One non-obvious interaction: trainer-side packing changes the gradient's "natural unit" from "per padded slot" to "per trajectory." The loss must be normalized per-trajectory, not per-token, or longer trajectories will dominate the gradient (length bias — exactly what DAPO's token-level loss patches). Sequence packing without per-trajectory normalization is a silent footgun: throughput goes up, but the algorithm subtly changes.

Dynamic K and the kept-fraction tradeoff

The exact stat to log when you run dynamic K is the kept fraction: k = (rollouts that reached the loss) / (rollouts that ran decode). Three regimes:

k ≈ 1.0: no dynamic K active. Every rollout contributes — but you're paying for degenerate groups. Useful when the policy is in a regime where most groups have mixed outcomes anyway.
k ∈ [0.5, 0.95]: dynamic K is working — you're trading wasted decode for lower τ_R. This is the operating regime for a healthy RL run mid-training.
k < 0.5: more than half of your decoded tokens never make it to the loss. Either the policy is in a bad pass-rate regime (data pipeline issue — lesson 18a), or the dynamic-K thresholds are too aggressive.

One way to think about it: the data pipeline (lesson 18a) keeps the offline kept-fraction high by stratifying prompts; dynamic K keeps the online kept-fraction high by killing groups that didn't pan out. The two patches compose — applying both gets you closer to a regime where every decoded token is useful.

FP8 / mixed-precision asymmetry

One last lever specific to the rollout side. The trainer and the rollout engine don't need the same precision:

Trainer: BF16 weights with FP32 master + optimizer state. You can't go below BF16 for the backward without numerical instability on most pretraining-derived models.
Rollout: FP8 weights and KV are now standard on H100+. Decode is memory-bandwidth-bound; FP8 halves the bytes per token and ~doubles tok/s. The cost is a small KL drift between the trainer's policy (BF16) and the rollout's policy (FP8) — which the importance ratio in PPO/GRPO is designed to correct, up to ~5–10% per-token KL.

The silent bug surface

When trainer and rollout run at different precisions, the log-prob the trainer computes for a token differs from the log-prob the rollout engine sampled at. Lesson 25 calls this "log-prob mismatch" and names it the highest-impact silent bug in RL infra. The usual fix is to recompute old_logp on the trainer side after the rollout returns (the strict option that adds 10–15% to step time); the kernel-parity alternative — match the trainer's and rollout's numerics carefully enough that the gap is negligible — also works but is harder to maintain. The throughput benefit of FP8 rollout only holds if one of these is engineered in; otherwise you will see clip-fraction climbing and gradient quality dropping, with no obvious cause.
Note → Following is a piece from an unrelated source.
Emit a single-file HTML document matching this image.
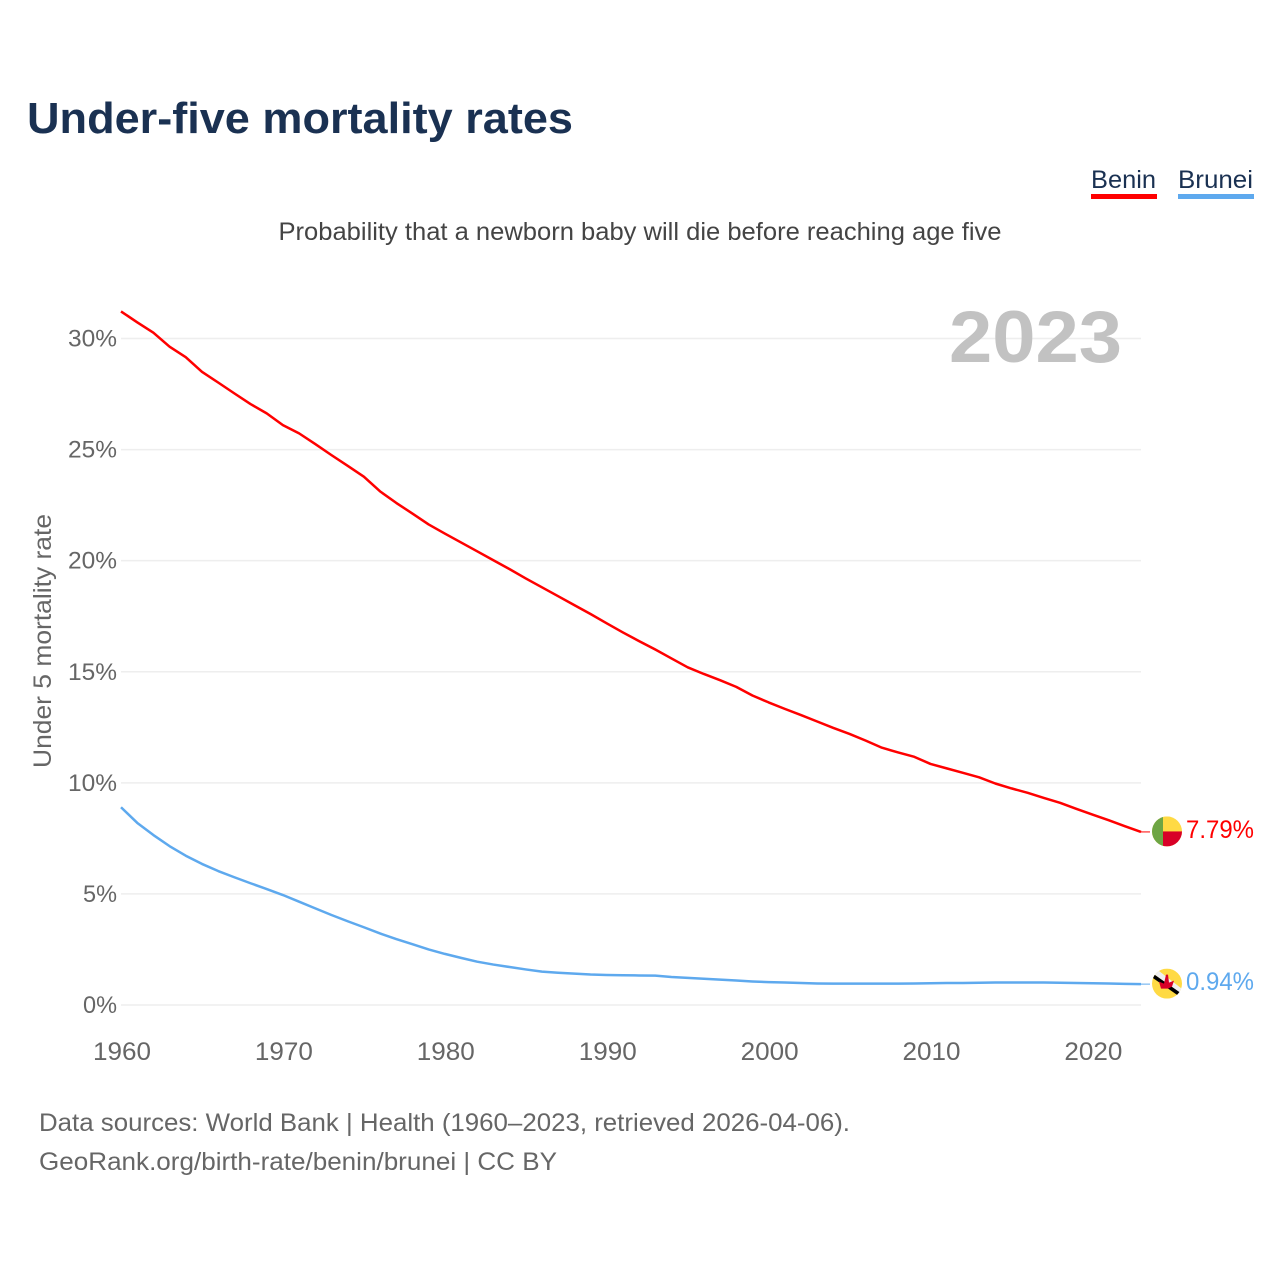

Putting the patches together

For a representative 7B run with K=16, mean L=800, CV≈1.0, the patches compose roughly as follows. Each row applies the row above plus the new patch.

Configuration	τ_R relative	What changed
Baseline (static pad, no cap, fixed K)	1.00×	—
+ paged KV + continuous batch	0.30×	no padding waste; reuse slots
+ length cap at p95 with soft penalty	0.18×	tail truncated, gradient preserved on success
+ dynamic K (kill on settled groups)	0.13×	online filter of degenerate groups
+ FP8 rollout w/ log-prob recompute	0.08×	halve bytes/token on decode

An order of magnitude on the dominant term of τ_step, without changing the algorithm or the model. This is what "throughput optimization" looks like on the rollout side.

Takeaway

τ_R is the max over K·B trajectories, not the mean — so heavy-tailed length distributions make the straggler dominate wall-clock. Sequence packing eliminates padding waste; length cap with shaped penalty truncates the tail; dynamic K kills already-settled groups; FP8 halves the decode bytes/token. The compose order matters because each lowers the dominant slice of the previous bar. After all four, rollout drops from ~75% of τ_step to ~25% — and the next-largest term becomes the new optimization target.